Pandangan dari tokoh-tokoh adat ini memperlihatkan bahwa pembangunan Papua bukan hanya agenda pemerintah, tetapi sudah menjadi kesadaran kolektif di tingkat masyarakat. Dukungan ini memperkuat pondasi sosial bagi pelaksanaan otonomi khusus yang kini diperkuat melalui struktur Komite Eksekutif. Dengan sinergi antara pemerintah pusat, aparat keamanan, dan masyarakat adat, Papua memiliki peluang besar untuk keluar dari stigma konflik dan menuju era baru pembangunan yang damai dan berkelanjutan.

Presiden Prabowo sendiri dalam berbagai kesempatan menegaskan bahwa percepatan pembangunan Papua tidak boleh bersifat seremonial, tetapi harus konkret, terukur, dan melibatkan masyarakat lokal. Kehadiran figur-figur seperti Velix Wanggai dan Ari Sihasale dalam Komite Eksekutif mencerminkan pendekatan yang inklusif, menggabungkan unsur birokrat, tokoh daerah, dan figur publik yang memahami dinamika sosial-budaya Papua. Pendekatan ini diharapkan mampu mempercepat proses integrasi kebijakan sekaligus memperkuat rasa kepemilikan masyarakat terhadap program pemerintah.

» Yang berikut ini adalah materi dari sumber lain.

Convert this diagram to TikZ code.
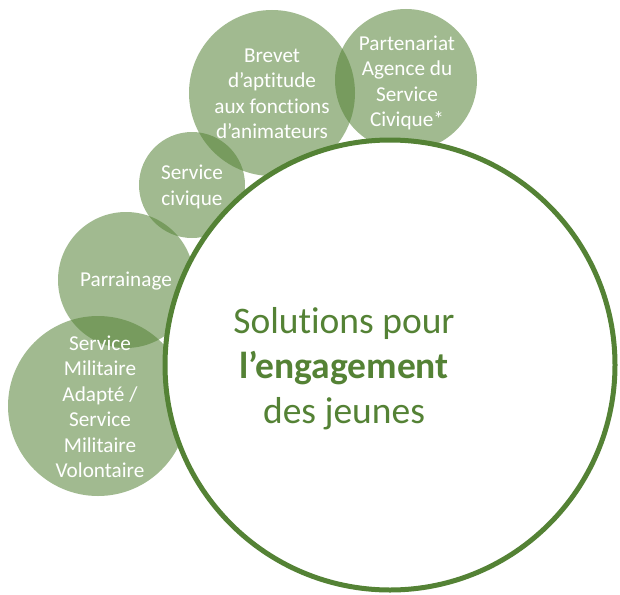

Jika masyarakat di tingkat akar rumput terus meneguhkan komitmen mendukung program pemerintah, maka Papua tidak hanya menjadi prioritas pembangunan, tetapi juga simbol keberhasilan kebijakan yang berpihak pada daerah. Sinergi ini memperlihatkan wajah baru Papua, yakni wilayah yang menatap masa depan dengan optimisme, memaknai pembangunan bukan sekadar proyek fisik, tetapi perjalanan kolektif menuju kesejahteraan dan kedamaian yang berkelanjutan.

Dengan arah kebijakan yang semakin jelas, dukungan masyarakat yang solid, serta kepemimpinan nasional yang tegas, Papua kini melangkah dengan keyakinan baru. Percepatan pembangunan bukan lagi sekadar agenda, tetapi tekad bersama antara rakyat dan negara untuk menjadikan Papua bersinar terang di bawah payung keadilan dan kemakmuran Indonesia.